Luna
Tarot History
Card 17

The Star

The Star tarot history: from La Stella in early decks to the Rider-Waite-Smith nude pourer beneath a great star, and the Thoth goddess Nut.

The Star
ItalianLa Stella
FrenchL'Étoile

Etymology & Name

From the Latin 'stella'. The early Italian name 'Le Stelle' is plural — 'the stars' — reflecting the several stars shown above the figure. The card is one of the most stable images in the Major Arcana, barely changing across four centuries.

Early Imagery

From the Visconti-Sforza deck onward a naked woman kneels by the water, pouring liquid from two vessels, while a large star and several smaller stars shine overhead. The Marseille image is essentially identical to the later Waite version — a rare continuity. The figure likely echoes Isis-Sirius and the classical water-pouring zodiacal sign of Aquarius.

Rider-Waite-Smith Design

Smith refined the inherited image with great fidelity. A naked woman kneels with her right knee on the land and her left foot in the water, pouring from two pitchers — one into the pool, one onto the earth.
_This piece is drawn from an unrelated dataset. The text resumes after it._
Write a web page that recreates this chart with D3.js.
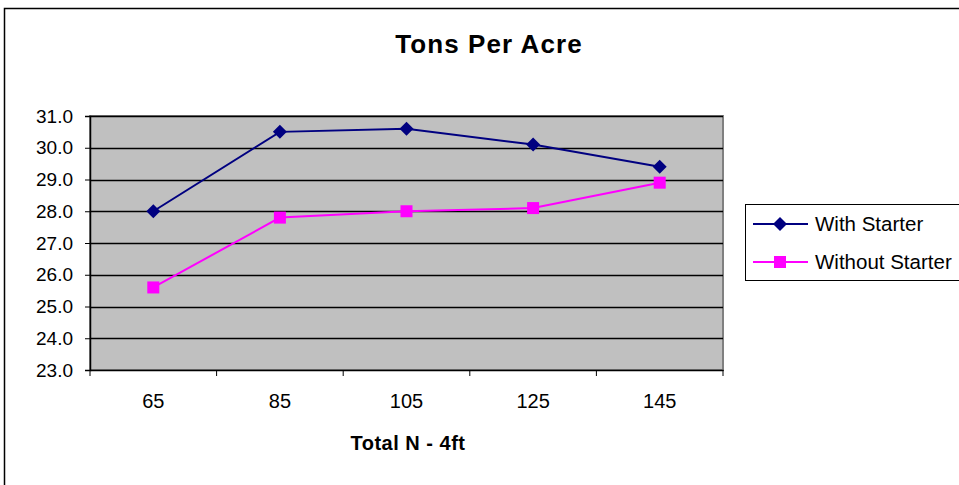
<!DOCTYPE html>
<html><head><meta charset="utf-8">
<script src="https://cdn.jsdelivr.net/npm/d3@7"></script>
<style>body{margin:0;background:#fff}svg{display:block;font-family:"Liberation Sans",Arial,sans-serif}</style>
</head><body><svg id="c" width="959" height="485"></svg>
<script>
const categories = ["65","85","105","125","145"];
const withStarter = [28.0, 30.5, 30.6, 30.1, 29.4];
const withoutStarter = [25.6, 27.8, 28.0, 28.1, 28.9];
const yTicks = [23,24,25,26,27,28,29,30,31];
const seriesNames = ["With Starter","Without Starter"];

const svg = d3.select("#c");
const m = {l:90, r:723, t:116, b:370};
const x = d3.scaleBand().domain(categories).range([m.l, m.r]);
const y = d3.scaleLinear().domain([23,31]).range([m.b, m.t]);
const FF = "Liberation Sans, Arial, sans-serif";

// outer border
svg.append("rect").attr("x",4.5).attr("y",8.5).attr("width",970).attr("height",490)
  .attr("fill","#fff").attr("stroke","#000").attr("stroke-width",1.5);

// title
svg.append("text").attr("x",489).attr("y",53).attr("text-anchor","middle")
  .attr("font-size",26).attr("font-weight","bold").attr("letter-spacing",1.1).text("Tons Per Acre");

// plot area
svg.append("rect").attr("x",m.l).attr("y",m.t).attr("width",m.r-m.l).attr("height",m.b-m.t)
  .attr("fill","#c0c0c0").attr("stroke","#808080").attr("stroke-width",2);

// gridlines
svg.append("g").selectAll("line").data(yTicks.slice(1)).join("line")
  .attr("x1",m.l).attr("x2",m.r).attr("y1",d=>Math.round(y(d))+0.5).attr("y2",d=>Math.round(y(d))+0.5)
  .attr("stroke","#000").attr("stroke-width",1.3);

// y axis
const ya = svg.append("g").attr("transform",`translate(${m.l},0)`)
  .call(d3.axisLeft(y).tickValues(yTicks).tickFormat(d3.format(".1f")).tickSize(5).tickPadding(12));
ya.select(".domain").attr("stroke","#000").attr("stroke-width",1.5);
ya.selectAll(".tick line").attr("stroke","#000");
ya.selectAll("text").attr("font-size",19).attr("fill","#000").attr("font-family",FF);

// x axis
const xa = svg.append("g").attr("transform",`translate(0,${m.b})`)
  .call(d3.axisBottom(x).tickSize(0).tickPadding(24));
xa.select(".domain").attr("stroke","#000").attr("stroke-width",1.5);
xa.selectAll("text").attr("font-size",20).attr("fill","#000").attr("font-family",FF);
// category boundary ticks
const bounds = categories.map(c=>x(c)).concat([m.r]);
svg.append("g").selectAll("line").data(bounds).join("line")
  .attr("x1",d=>d).attr("x2",d=>d).attr("y1",m.b).attr("y2",m.b+6)
  .attr("stroke","#000").attr("stroke-width",1);

// x title
svg.append("text").attr("x",408).attr("y",450).attr("text-anchor","middle")
  .attr("font-size",20).attr("font-weight","bold").attr("letter-spacing",0.5).text("Total N - 4ft");

const cx = d => x(d)+x.bandwidth()/2;
const line = d3.line().x((d,i)=>cx(categories[i])).y(d=>y(d));
const colors = ["#000080","#ff00ff"];
const data = [withStarter, withoutStarter];

data.forEach((s,k)=>{
  svg.append("path").datum(s).attr("d",line).attr("fill","none")
    .attr("stroke",colors[k]).attr("stroke-width",2);
});
const diamond = d3.symbol().type(d3.symbolSquare).size(98);
svg.append("g").selectAll("path").data(withStarter).join("path")
  .attr("d",diamond).attr("fill",colors[0])
  .attr("transform",(d,i)=>`translate(${cx(categories[i])},${y(d)}) rotate(45)`);
svg.append("g").selectAll("rect").data(withoutStarter).join("rect")
  .attr("x",(d,i)=>cx(categories[i])-6).attr("y",d=>y(d)-6)
  .attr("width",12).attr("height",12).attr("fill",colors[1]);

// legend
const lg = svg.append("g");
lg.append("rect").attr("x",745.5).attr("y",204.5).attr("width",230).attr("height",76)
  .attr("fill","#fff").attr("stroke","#000").attr("stroke-width",1);
seriesNames.forEach((n,k)=>{
  const ly = k===0?224:262;
  lg.append("line").attr("x1",753).attr("x2",808).attr("y1",ly).attr("y2",ly)
    .attr("stroke",colors[k]).attr("stroke-width",2);
  if(k===0){
    lg.append("path").attr("d",diamond).attr("fill",colors[0])
      .attr("transform",`translate(780,${ly}) rotate(45)`);
  } else {
    lg.append("rect").attr("x",774).attr("y",ly-6).attr("width",12).attr("height",12).attr("fill",colors[1]);
  }
  lg.append("text").attr("x",815).attr("y",ly+7).attr("font-size",20.5).attr("fill","#000").text(n);
});
</script></body></html>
Above her shine eight stars, one large and golden, the other seven small. A tree with a bird completes the scene.

Key Symbolism

The nakedness is true selfhood, unarmored and unashamed. The eight stars are Sirius and the seven classical planets, or the octagram of rebirth. The two streams unite the conscious and unconscious, heaven and earth; the pool is the deep self; the bird on the tree is the soul's messenger. After the Tower's fall, the Star is the quiet return of hope and guidance.

Across Traditions

The Marseille and Waite images are nearly identical, making the Star the least changed of the trumps. In the Thoth deck Crowley attributes the card to Aquarius and depicts the goddess Nut pouring the waters of the cosmos, with a great star of Sirius at the center and lotuses below.

Cultural Context

The card echoes Isis-Sirius, whose heliacal rising marked the Nile flood and the renewal of life, and Venus as the morning star. Astrologically it corresponds to Aquarius. As trump number 17 it follows the catastrophe of the Tower — the first gentle light after the demolition, the calm guidance that returns when false structures fall.